**RECORDED DATA**
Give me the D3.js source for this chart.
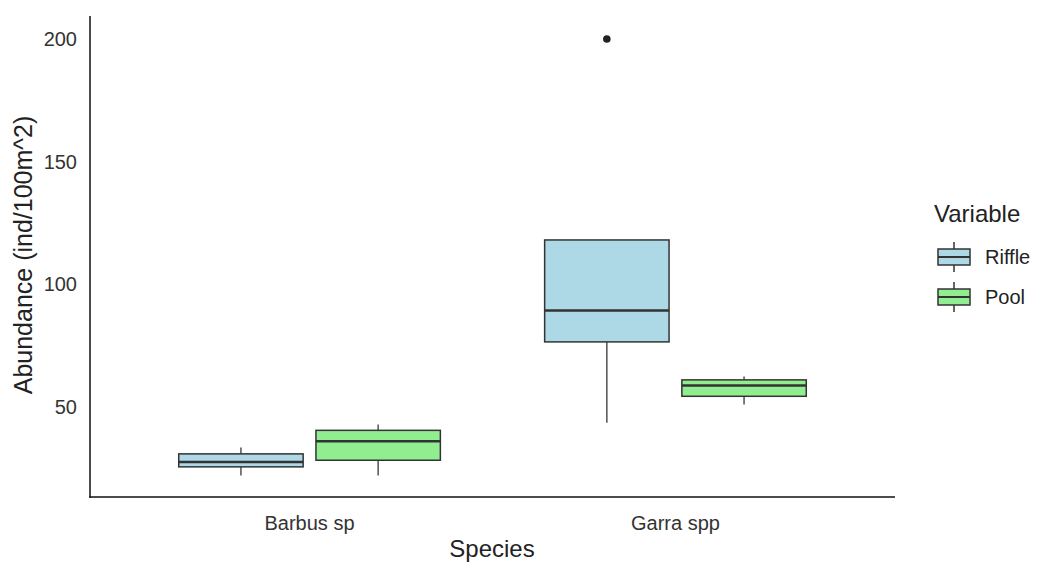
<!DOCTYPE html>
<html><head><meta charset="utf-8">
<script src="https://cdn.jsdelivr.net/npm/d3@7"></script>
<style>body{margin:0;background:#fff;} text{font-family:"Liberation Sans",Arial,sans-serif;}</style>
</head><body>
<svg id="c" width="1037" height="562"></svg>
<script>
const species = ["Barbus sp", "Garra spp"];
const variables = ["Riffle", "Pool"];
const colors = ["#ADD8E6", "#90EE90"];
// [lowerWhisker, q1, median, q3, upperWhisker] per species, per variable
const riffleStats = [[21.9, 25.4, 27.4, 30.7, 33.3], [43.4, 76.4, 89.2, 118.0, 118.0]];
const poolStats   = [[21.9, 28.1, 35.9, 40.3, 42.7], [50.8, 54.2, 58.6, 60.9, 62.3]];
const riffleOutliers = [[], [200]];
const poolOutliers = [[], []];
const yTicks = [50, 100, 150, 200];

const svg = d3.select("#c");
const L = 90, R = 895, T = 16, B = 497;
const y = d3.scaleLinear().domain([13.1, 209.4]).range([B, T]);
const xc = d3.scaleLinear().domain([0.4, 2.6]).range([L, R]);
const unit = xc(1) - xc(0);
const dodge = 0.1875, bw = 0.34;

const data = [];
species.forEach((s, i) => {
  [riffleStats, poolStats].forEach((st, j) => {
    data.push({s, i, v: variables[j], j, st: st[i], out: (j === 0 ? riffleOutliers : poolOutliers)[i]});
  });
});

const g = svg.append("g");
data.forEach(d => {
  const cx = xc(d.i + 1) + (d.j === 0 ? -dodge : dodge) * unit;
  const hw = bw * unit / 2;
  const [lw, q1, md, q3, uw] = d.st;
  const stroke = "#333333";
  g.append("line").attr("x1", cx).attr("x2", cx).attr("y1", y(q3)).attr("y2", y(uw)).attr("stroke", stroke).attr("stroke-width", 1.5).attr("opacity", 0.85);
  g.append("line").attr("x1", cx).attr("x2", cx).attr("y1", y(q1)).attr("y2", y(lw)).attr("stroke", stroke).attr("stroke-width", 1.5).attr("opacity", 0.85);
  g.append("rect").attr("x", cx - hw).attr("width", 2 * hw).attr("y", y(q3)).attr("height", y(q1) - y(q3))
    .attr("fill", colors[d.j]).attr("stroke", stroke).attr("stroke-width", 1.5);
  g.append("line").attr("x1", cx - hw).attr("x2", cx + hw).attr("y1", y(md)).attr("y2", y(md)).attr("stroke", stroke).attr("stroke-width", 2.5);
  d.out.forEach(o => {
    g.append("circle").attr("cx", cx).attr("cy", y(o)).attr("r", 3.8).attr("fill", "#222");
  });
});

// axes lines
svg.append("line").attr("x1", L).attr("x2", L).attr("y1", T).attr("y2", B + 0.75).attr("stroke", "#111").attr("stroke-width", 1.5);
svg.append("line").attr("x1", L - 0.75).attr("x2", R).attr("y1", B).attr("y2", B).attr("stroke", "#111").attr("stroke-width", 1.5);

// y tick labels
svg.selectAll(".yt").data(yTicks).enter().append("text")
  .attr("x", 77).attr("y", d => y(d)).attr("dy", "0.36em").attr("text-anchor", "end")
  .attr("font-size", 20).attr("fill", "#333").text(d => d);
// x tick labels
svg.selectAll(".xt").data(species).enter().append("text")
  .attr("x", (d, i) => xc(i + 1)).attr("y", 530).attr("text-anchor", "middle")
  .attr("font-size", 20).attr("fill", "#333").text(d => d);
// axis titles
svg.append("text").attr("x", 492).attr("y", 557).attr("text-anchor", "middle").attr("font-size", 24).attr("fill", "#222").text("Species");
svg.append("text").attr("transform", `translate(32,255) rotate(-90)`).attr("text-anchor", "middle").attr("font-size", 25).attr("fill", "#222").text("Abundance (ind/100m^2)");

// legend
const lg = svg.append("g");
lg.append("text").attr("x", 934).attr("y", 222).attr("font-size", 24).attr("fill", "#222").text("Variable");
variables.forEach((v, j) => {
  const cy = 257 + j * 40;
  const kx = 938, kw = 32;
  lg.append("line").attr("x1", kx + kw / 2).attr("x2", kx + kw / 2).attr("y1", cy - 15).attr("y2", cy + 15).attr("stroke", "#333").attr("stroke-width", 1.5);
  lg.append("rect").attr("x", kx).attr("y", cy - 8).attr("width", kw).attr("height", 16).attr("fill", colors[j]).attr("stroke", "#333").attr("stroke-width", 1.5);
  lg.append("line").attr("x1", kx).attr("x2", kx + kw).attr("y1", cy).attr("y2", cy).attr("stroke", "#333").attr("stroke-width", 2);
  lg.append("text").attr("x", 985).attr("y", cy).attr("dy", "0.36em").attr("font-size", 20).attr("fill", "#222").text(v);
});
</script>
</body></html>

**STATED GOAL**
Word for word, quote the full listing, omitting every picture.

**RESULT OF THE TASK**
Give me the D3.js source for this chart.
<!DOCTYPE html>
<html><head><meta charset="utf-8">
<script src="https://cdn.jsdelivr.net/npm/d3@7"></script>
<style>body{margin:0;background:#fff;} text{font-family:"Liberation Sans",Arial,sans-serif;}</style>
</head><body>
<svg id="c" width="1037" height="562"></svg>
<script>
const species = ["Barbus sp", "Garra spp"];
const variables = ["Riffle", "Pool"];
const colors = ["#ADD8E6", "#90EE90"];
// [lowerWhisker, q1, median, q3, upperWhisker] per species, per variable
const riffleStats = [[21.9, 25.4, 27.4, 30.7, 33.3], [43.4, 76.4, 89.2, 118.0, 118.0]];
const poolStats   = [[21.9, 28.1, 35.9, 40.3, 42.7], [50.8, 54.2, 58.6, 60.9, 62.3]];
const riffleOutliers = [[], [200]];
const poolOutliers = [[], []];
const yTicks = [50, 100, 150, 200];

const svg = d3.select("#c");
const L = 90, R = 895, T = 16, B = 497;
const y = d3.scaleLinear().domain([13.1, 209.4]).range([B, T]);
const xc = d3.scaleLinear().domain([0.4, 2.6]).range([L, R]);
const unit = xc(1) - xc(0);
const dodge = 0.1875, bw = 0.34;

const data = [];
species.forEach((s, i) => {
  [riffleStats, poolStats].forEach((st, j) => {
    data.push({s, i, v: variables[j], j, st: st[i], out: (j === 0 ? riffleOutliers : poolOutliers)[i]});
  });
});

const g = svg.append("g");
data.forEach(d => {
  const cx = xc(d.i + 1) + (d.j === 0 ? -dodge : dodge) * unit;
  const hw = bw * unit / 2;
  const [lw, q1, md, q3, uw] = d.st;
  const stroke = "#333333";
  g.append("line").attr("x1", cx).attr("x2", cx).attr("y1", y(q3)).attr("y2", y(uw)).attr("stroke", stroke).attr("stroke-width", 1.5).attr("opacity", 0.85);
  g.append("line").attr("x1", cx).attr("x2", cx).attr("y1", y(q1)).attr("y2", y(lw)).attr("stroke", stroke).attr("stroke-width", 1.5).attr("opacity", 0.85);
  g.append("rect").attr("x", cx - hw).attr("width", 2 * hw).attr("y", y(q3)).attr("height", y(q1) - y(q3))
    .attr("fill", colors[d.j]).attr("stroke", stroke).attr("stroke-width", 1.5);
  g.append("line").attr("x1", cx - hw).attr("x2", cx + hw).attr("y1", y(md)).attr("y2", y(md)).attr("stroke", stroke).attr("stroke-width", 2.5);
  d.out.forEach(o => {
    g.append("circle").attr("cx", cx).attr("cy", y(o)).attr("r", 3.8).attr("fill", "#222");
  });
});

// axes lines
svg.append("line").attr("x1", L).attr("x2", L).attr("y1", T).attr("y2", B + 0.75).attr("stroke", "#111").attr("stroke-width", 1.5);
svg.append("line").attr("x1", L - 0.75).attr("x2", R).attr("y1", B).attr("y2", B).attr("stroke", "#111").attr("stroke-width", 1.5);

// y tick labels
svg.selectAll(".yt").data(yTicks).enter().append("text")
  .attr("x", 77).attr("y", d => y(d)).attr("dy", "0.36em").attr("text-anchor", "end")
  .attr("font-size", 20).attr("fill", "#333").text(d => d);
// x tick labels
svg.selectAll(".xt").data(species).enter().append("text")
  .attr("x", (d, i) => xc(i + 1)).attr("y", 530).attr("text-anchor", "middle")
  .attr("font-size", 20).attr("fill", "#333").text(d => d);
// axis titles
svg.append("text").attr("x", 492).attr("y", 557).attr("text-anchor", "middle").attr("font-size", 24).attr("fill", "#222").text("Species");
svg.append("text").attr("transform", `translate(32,255) rotate(-90)`).attr("text-anchor", "middle").attr("font-size", 25).attr("fill", "#222").text("Abundance (ind/100m^2)");

// legend
const lg = svg.append("g");
lg.append("text").attr("x", 934).attr("y", 222).attr("font-size", 24).attr("fill", "#222").text("Variable");
variables.forEach((v, j) => {
  const cy = 257 + j * 40;
  const kx = 938, kw = 32;
  lg.append("line").attr("x1", kx + kw / 2).attr("x2", kx + kw / 2).attr("y1", cy - 15).attr("y2", cy + 15).attr("stroke", "#333").attr("stroke-width", 1.5);
  lg.append("rect").attr("x", kx).attr("y", cy - 8).attr("width", kw).attr("height", 16).attr("fill", colors[j]).attr("stroke", "#333").attr("stroke-width", 1.5);
  lg.append("line").attr("x1", kx).attr("x2", kx + kw).attr("y1", cy).attr("y2", cy).attr("stroke", "#333").attr("stroke-width", 2);
  lg.append("text").attr("x", 985).attr("y", cy).attr("dy", "0.36em").attr("font-size", 20).attr("fill", "#222").text(v);
});
</script>
</body></html>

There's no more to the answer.